American fast food chain Wing Zone’s maiden UK site is up and running following the installation of a kitchen designed to ensure it can serve fast food, salads and sides at speed. And, according to the company involved in specifying and commissioning the kitchen facilities, the fact that it can draw upon a “well-oiled” operational template from the US meant that getting the branch ready for launch was relatively smooth.
Prior to the site-specific design at Finsbury Park, where the 32-cover restaurant is located, Tyne and Wear-based kitchen house RDA spent time looking at the existing Wing Zone branding and understanding its production needs with a view to reproducing the formula in the UK.
“We liaised very closely with the team in the US to learn their operation and source a range of specific catering equipment to provide a well-oiled, tried and tested operation,” explains RDA’s lead designer Nick Bradley. “Some of the items were delivered from the US, and others were manufactured by our suppliers in the UK to bespoke US specifications.
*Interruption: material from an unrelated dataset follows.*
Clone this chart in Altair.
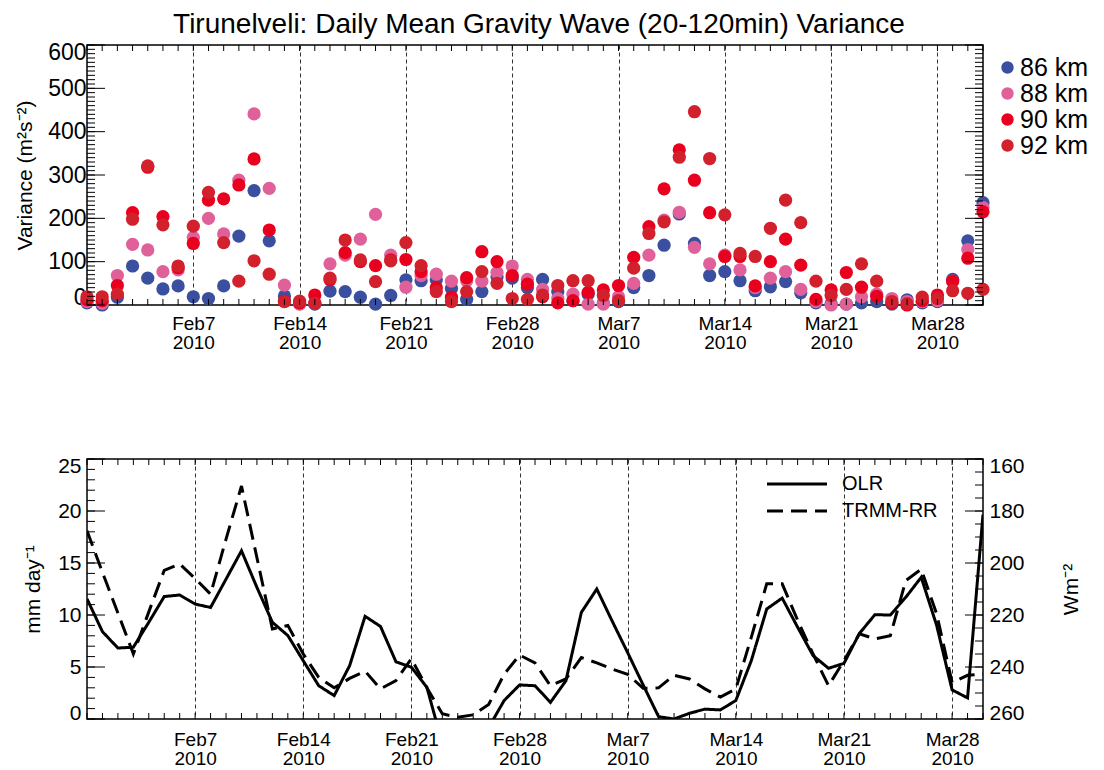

The intention was always to replicate this in the UK as far as possible and therefore unique equipment was required to be imported.”
One of the key items of equipment that was brought over was a “sizeable” Manitowoc 5-tank fryer, which cooks the products from fresh. “The 5-tank fryer was specialised and not something we could easily source through our own procurement routes, so we imported it from the US,” he says.
We effectively had to ‘walk the journey’ of a chef to determine precisely where to place a small 400x400mm bench to set down chicken tenders prior to frying”
Outside of that, RDA was able to use its existing supply base to pinpoint other key items of equipment that could meet the standards it had set out.
“We were able to source like-for-like equipment models for the griddle requirement, refrigeration and dishwash,” says Bradley. “Foster, Falcon, Hobart and CED supplied the refrigeration, cooking equipment, dishwashing and tabling respectively. The prep and sink tables were all bespoke to measure — often particularly slim-lined to fit the space. The ‘flavour station’ — a prep bench, shelving configuration upon which flavours are applied to cooked product — was fabricated in the UK from US construction drawings.”
Wing Zone has been operating for more than 25 years, but it is only over the past year that it has made the decision to enter the UK. It does have overseas experience, however, with an increasing number of outlets in Panama, South America and Beijing augmenting the 100 branches that it runs in the US.
Wing Zone UK — the master franchisee for the UK — brought in kitchen house RDA to provide a full ‘turnkey’ service, which involved developing the Wing Zone concept, producing site-specific detailed designs and managing the complete installation of the store. Aside from particular equipment that needed to be imported from the US, such as the fryers, Bradley says that the company didn’t need to modify the kitchen too dramatically from the set-up that Wing Zone has mastered in the US. “We followed the US blueprint closely in terms of the principal layout and configuration,” he says.
One noticeable difference from the model that Wing Zone operates in the US is the footprint in which it had to work with. This required RDA to focus on ensuring that the company could produce a similar menu from a smaller workspace.
“The main challenge in the UK is a general lack of space, particularly in London where franchisees will pay a premium,” he says. “A typical central American site is unsurprisingly vast in comparison, so everything had to be meticulously space-planned down to the last POS printer. This required a detailed understanding of the preparation and cooking operation and we effectively had to ‘walk the journey’ of a Wing Zone chef to determine precisely where to place a 400x400mm bench to set down chicken tenders prior to frying.”
It is a journey that looks likely to pave the way for the chain to expand its presence in the UK and install more of the kind of kitchens that it believes will help it gain a share of the fast food market.